## Requirements
Transcribe all the entries word for word, but omit the images.

Figure scripts
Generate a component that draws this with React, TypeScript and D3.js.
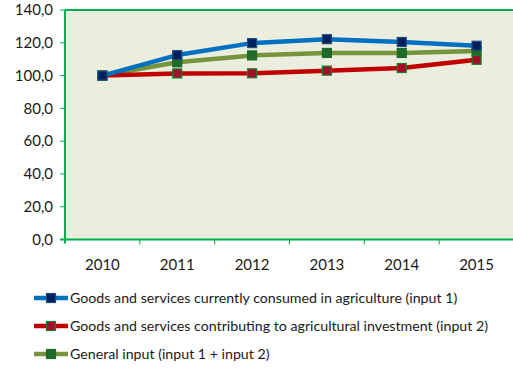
import React from "react";
import * as d3 from "d3";

const years = ["2010", "2011", "2012", "2013", "2014", "2015"];
const input1 = [100, 112.5, 119.8, 122.2, 120.5, 118.2];
const input2 = [100, 101.3, 101.4, 103.0, 104.6, 109.6];
const general = [100, 108.1, 112.3, 113.8, 113.8, 115.0];
const yTicks = [0, 20, 40, 60, 80, 100, 120, 140];
const seriesNames = [
  "Goods and services currently consumed in agriculture (input 1)",
  "Goods and services contributing to agricultural investment (input 2)",
  "General input (input 1 + input 2)",
];

const styles = [
  { line: "#0070C0", fill: "#002060", stroke: "#1F4E79" },
  { line: "#C00000", fill: "#A0102A", stroke: "#1E7B2A" },
  { line: "#77933C", fill: "#1E6B2A", stroke: "#1E6B2A" },
];

export default function App() {
  const W = 513, H = 370;
  const left = 65, right = 514, top = 10, bottom = 239.5;
  const x = d3.scaleBand().domain(years).range([left, right]);
  const y = d3.scaleLinear().domain([0, 140]).range([bottom, top]);
  const data = [input1, input2, general];
  const axisColor = "#00B050";
  const font = "Lato, 'Open Sans', sans-serif";
  const line = d3
    .line<number>()
    .x((_, i) => (x(years[i]) as number) + x.bandwidth() / 2)
    .y((d) => y(d));
  const order = [2, 1, 0];
  return (
    <svg
      width={W}
      height={H}
      style={{ position: "absolute", left: 0, top: 0, background: "#fff" }}
      fontFamily={font}
    >
      <rect x={left} y={top} width={right - left} height={bottom - top} fill="#EBEEDF" />
      {order.map((si) => (
        <path
          key={"l" + si}
          d={line(data[si]) || ""}
          fill="none"
          stroke={styles[si].line}
          strokeWidth={4.5}
          strokeLinejoin="round"
        />
      ))}
      {order.map((si) =>
        data[si].map((v, i) => (
          <rect
            key={"m" + si + "-" + i}
            x={(x(years[i]) as number) + x.bandwidth() / 2 - 4.5}
            y={y(v) - 4.5}
            width={9}
            height={9}
            fill={styles[si].fill}
            stroke={styles[si].stroke}
            strokeWidth={1.2}
          />
        ))
      )}
      <line x1={left} x2={right} y1={top} y2={top} stroke={axisColor} strokeWidth={2} />
      <line x1={left} x2={left} y1={top} y2={bottom + 4} stroke={axisColor} strokeWidth={2} />
      <line x1={left - 5} x2={right} y1={bottom} y2={bottom} stroke={axisColor} strokeWidth={2} />
      {yTicks.map((t) => (
        <g key={"yt" + t}>
          <line x1={left - 5} x2={left} y1={y(t)} y2={y(t)} stroke={axisColor} strokeWidth={1} />
          <text x={53} y={y(t)} dy="0.35em" textAnchor="end" fontSize={15} fill="#1a1a1a">
            {t.toFixed(1).replace(".", ",")}
          </text>
        </g>
      ))}
      {years.map((yr, i) => (
        <g key={"xt" + yr}>
          {i > 0 && (
            <line
              x1={x(yr) as number}
              x2={x(yr) as number}
              y1={bottom}
              y2={bottom + 5}
              stroke={axisColor}
              strokeWidth={1}
            />
          )}
          <text
            x={(x(yr) as number) + x.bandwidth() / 2}
            y={270}
            textAnchor="middle"
            fontSize={15}
            fill="#1a1a1a"
          >
            {yr}
          </text>
        </g>
      ))}
      {seriesNames.map((name, si) => {
        const ly = 298 + si * 28;
        return (
          <g key={"lg" + si}>
            <line x1={34} x2={68} y1={ly} y2={ly} stroke={styles[si].line} strokeWidth={4.5} />
            <rect
              x={46.5}
              y={ly - 4.5}
              width={9}
              height={9}
              fill={styles[si].fill}
              stroke={styles[si].stroke}
              strokeWidth={1.2}
            />
            <text x={70} y={ly} dy="0.35em" fontSize={14.2} fill="#1a1a1a">
              {name}
            </text>
          </g>
        );
      })}
    </svg>
  );
}
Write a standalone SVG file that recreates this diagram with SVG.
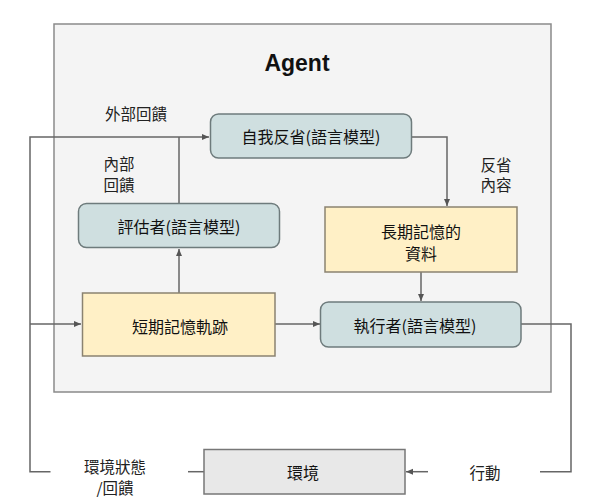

## Response to the task
Generate a component that draws this with React, TypeScript and D3.js.
import React from "react";
import * as d3 from "d3";

const years = ["2010", "2011", "2012", "2013", "2014", "2015"];
const input1 = [100, 112.5, 119.8, 122.2, 120.5, 118.2];
const input2 = [100, 101.3, 101.4, 103.0, 104.6, 109.6];
const general = [100, 108.1, 112.3, 113.8, 113.8, 115.0];
const yTicks = [0, 20, 40, 60, 80, 100, 120, 140];
const seriesNames = [
  "Goods and services currently consumed in agriculture (input 1)",
  "Goods and services contributing to agricultural investment (input 2)",
  "General input (input 1 + input 2)",
];

const styles = [
  { line: "#0070C0", fill: "#002060", stroke: "#1F4E79" },
  { line: "#C00000", fill: "#A0102A", stroke: "#1E7B2A" },
  { line: "#77933C", fill: "#1E6B2A", stroke: "#1E6B2A" },
];

export default function App() {
  const W = 513, H = 370;
  const left = 65, right = 514, top = 10, bottom = 239.5;
  const x = d3.scaleBand().domain(years).range([left, right]);
  const y = d3.scaleLinear().domain([0, 140]).range([bottom, top]);
  const data = [input1, input2, general];
  const axisColor = "#00B050";
  const font = "Lato, 'Open Sans', sans-serif";
  const line = d3
    .line<number>()
    .x((_, i) => (x(years[i]) as number) + x.bandwidth() / 2)
    .y((d) => y(d));
  const order = [2, 1, 0];
  return (
    <svg
      width={W}
      height={H}
      style={{ position: "absolute", left: 0, top: 0, background: "#fff" }}
      fontFamily={font}
    >
      <rect x={left} y={top} width={right - left} height={bottom - top} fill="#EBEEDF" />
      {order.map((si) => (
        <path
          key={"l" + si}
          d={line(data[si]) || ""}
          fill="none"
          stroke={styles[si].line}
          strokeWidth={4.5}
          strokeLinejoin="round"
        />
      ))}
      {order.map((si) =>
        data[si].map((v, i) => (
          <rect
            key={"m" + si + "-" + i}
            x={(x(years[i]) as number) + x.bandwidth() / 2 - 4.5}
            y={y(v) - 4.5}
            width={9}
            height={9}
            fill={styles[si].fill}
            stroke={styles[si].stroke}
            strokeWidth={1.2}
          />
        ))
      )}
      <line x1={left} x2={right} y1={top} y2={top} stroke={axisColor} strokeWidth={2} />
      <line x1={left} x2={left} y1={top} y2={bottom + 4} stroke={axisColor} strokeWidth={2} />
      <line x1={left - 5} x2={right} y1={bottom} y2={bottom} stroke={axisColor} strokeWidth={2} />
      {yTicks.map((t) => (
        <g key={"yt" + t}>
          <line x1={left - 5} x2={left} y1={y(t)} y2={y(t)} stroke={axisColor} strokeWidth={1} />
          <text x={53} y={y(t)} dy="0.35em" textAnchor="end" fontSize={15} fill="#1a1a1a">
            {t.toFixed(1).replace(".", ",")}
          </text>
        </g>
      ))}
      {years.map((yr, i) => (
        <g key={"xt" + yr}>
          {i > 0 && (
            <line
              x1={x(yr) as number}
              x2={x(yr) as number}
              y1={bottom}
              y2={bottom + 5}
              stroke={axisColor}
              strokeWidth={1}
            />
          )}
          <text
            x={(x(yr) as number) + x.bandwidth() / 2}
            y={270}
            textAnchor="middle"
            fontSize={15}
            fill="#1a1a1a"
          >
            {yr}
          </text>
        </g>
      ))}
      {seriesNames.map((name, si) => {
        const ly = 298 + si * 28;
        return (
          <g key={"lg" + si}>
            <line x1={34} x2={68} y1={ly} y2={ly} stroke={styles[si].line} strokeWidth={4.5} />
            <rect
              x={46.5}
              y={ly - 4.5}
              width={9}
              height={9}
              fill={styles[si].fill}
              stroke={styles[si].stroke}
              strokeWidth={1.2}
            />
            <text x={70} y={ly} dy="0.35em" fontSize={14.2} fill="#1a1a1a">
              {name}
            </text>
          </g>
        );
      })}
    </svg>
  );
}
Write a standalone SVG file that recreates this diagram with SVG.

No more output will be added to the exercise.